Abstract:
Visual Question Answering (VQA) is a Vision-to-Text (V2T) task that integrates visual features of images with natural language questions to generate meaningful responses. Most existing research has focused on English, leaving a significant gap for other languages, including Amharic. Tourism, a major global industry, relies heavily on interactions where visitors seek information about natural, historical, cultural, and religious sites. Ethiopia is a remarkable tourist destination, home to unique sites most visitors are local, creating an urgent need for a VQA model that can deliver accurate, culturally relevant information in Amharic. Unfortunately, no such model currently exists to assist tourists at these heritage sites. This research addresses this gap by developing an Amharic Visual Question Answering model specifically tailored for Ethiopian tourism. A new Amharic VQA dataset was created using 2,200 diverse images from Ethiopian tourist sites paired with 6,600 questions in Amharic.
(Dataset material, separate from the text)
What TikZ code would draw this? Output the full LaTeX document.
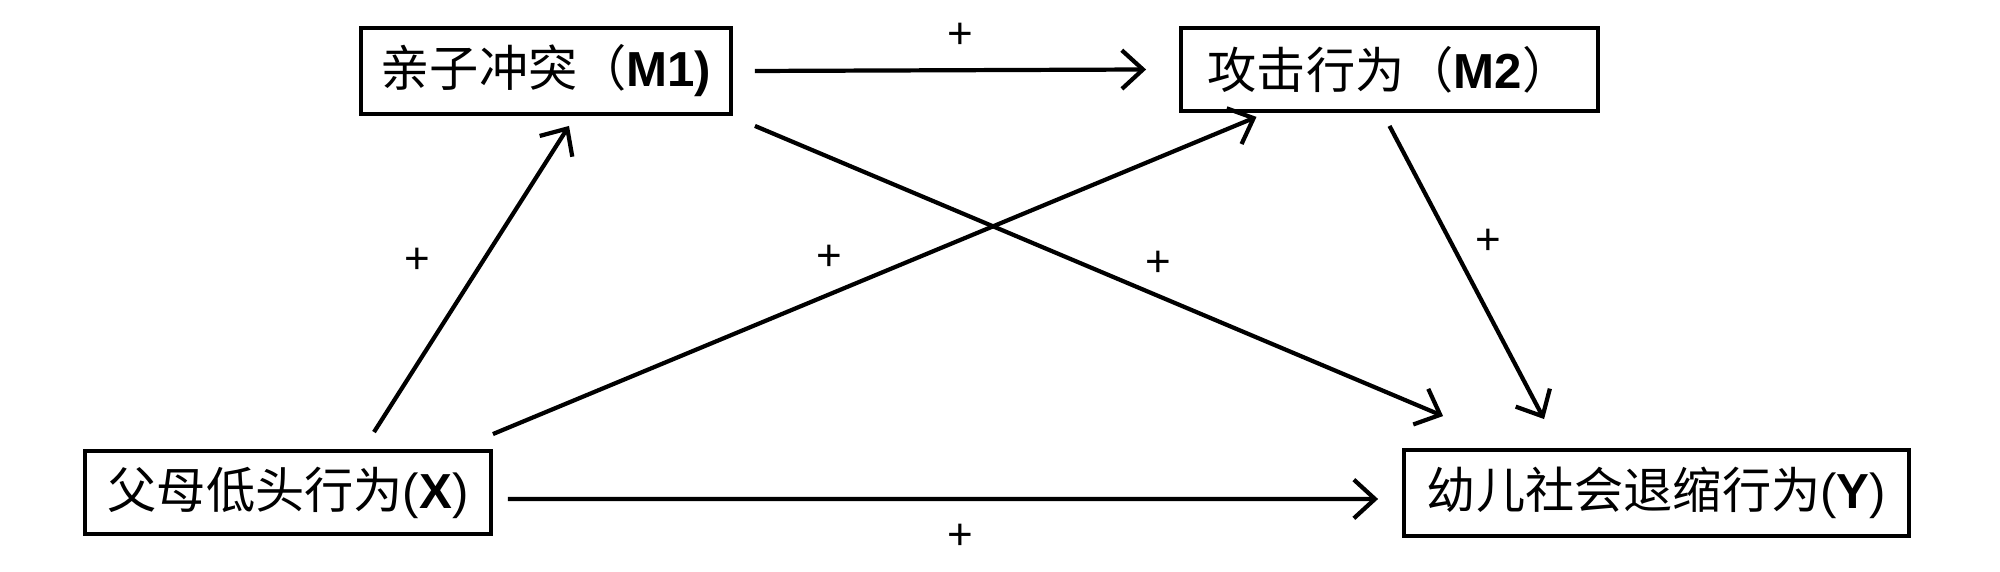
\documentclass[tikz,border=0pt]{standalone}
\usepackage{fontspec}
\setmainfont{Liberation Sans}
\newfontfamily\cjk{Noto Sans CJK SC}
\usetikzlibrary{arrows.meta}
\begin{document}
\begin{tikzpicture}[
  box/.style={draw=black, line width=1.1pt, inner sep=0pt, font=\fontsize{14}{16}\selectfont},
  arr/.style={line width=1.2pt, -{Straight Barb[length=6pt,width=11pt,line width=1.2pt]}},
  sign/.style={font=\fontsize{12.5}{14}\selectfont, inner sep=0pt}
]
\useasboundingbox (0,0) rectangle (20,5.72);
\node[box, minimum width=3.70cm, minimum height=0.86cm] (M1) at (5.46,5.01) {{\cjk 亲子冲突（}\textbf{M1)}};
\node[box, minimum width=4.17cm, minimum height=0.83cm] (M2) at (13.895,5.025) {{\cjk 攻击行为（}\textbf{M2}{\cjk ）}};
\node[box, minimum width=4.06cm, minimum height=0.83cm] (X) at (2.88,0.795) {{\cjk 父母低头行为}(\textbf{X})};
\node[box, minimum width=5.05cm, minimum height=0.86cm] (Y) at (16.565,0.79) {{\cjk 幼儿社会退缩行为}(\textbf{Y})};

\draw[arr] ([shift={(0.22,0)}]M1.east) -- ([shift={(-0.33,0)}]M2.west);
\draw[arr] ([shift={(0.86,0.17)}]X.north) -- ([shift={(0.23,-0.10)}]M1.south);
\draw[arr] ([shift={(0,0.15)}]X.north east) -- ([shift={(-1.33,-0.04)}]M2.south);
\draw[arr] ([shift={(0.22,-0.10)}]M1.south east) -- ([shift={(0.41,0.32)}]Y.north west);
\draw[arr] ([shift={(0,-0.13)}]M2.south) -- ([shift={(1.42,0.29)}]Y.north west);
\draw[arr] ([shift={(0.15,-0.065)}]X.east) -- ([shift={(-0.24,-0.06)}]Y.west);

\node[sign] (s1) at (9.60,5.36) {+};
\node[sign] (s2) at (4.17,3.11) {+};
\node[sign] (s3) at (8.29,3.14) {+};
\node[sign] (s4) at (11.58,3.08) {+};
\node[sign] (s5) at (14.88,3.30) {+};
\node[sign] (s6) at (9.60,0.35) {+};
\end{tikzpicture}
\end{document}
Our dataset is collected from various sources, including the UNESCO website, the Amhara Tourism office, and online platforms such as Facebook, Free pixel, and Instagram. Each image is complemented by three corresponding questions formulated by three individual experts and answered by ten candidates. The questions, answers, and images are linked through annotations and fed into the model. We used ResNet-50 for feature extraction and Bidirectional Gated Recurrent Unit (BiGRU) with attention mechanisms, achieving a testing accuracy of 54.98%, demonstrating the model's effectiveness in answering questions about Ethiopian heritage. We will expand this research using external knowledge to get answer and description beyond image and custom object detection.
Key word: Amharic Language; Ethiopian tourism; Deep learni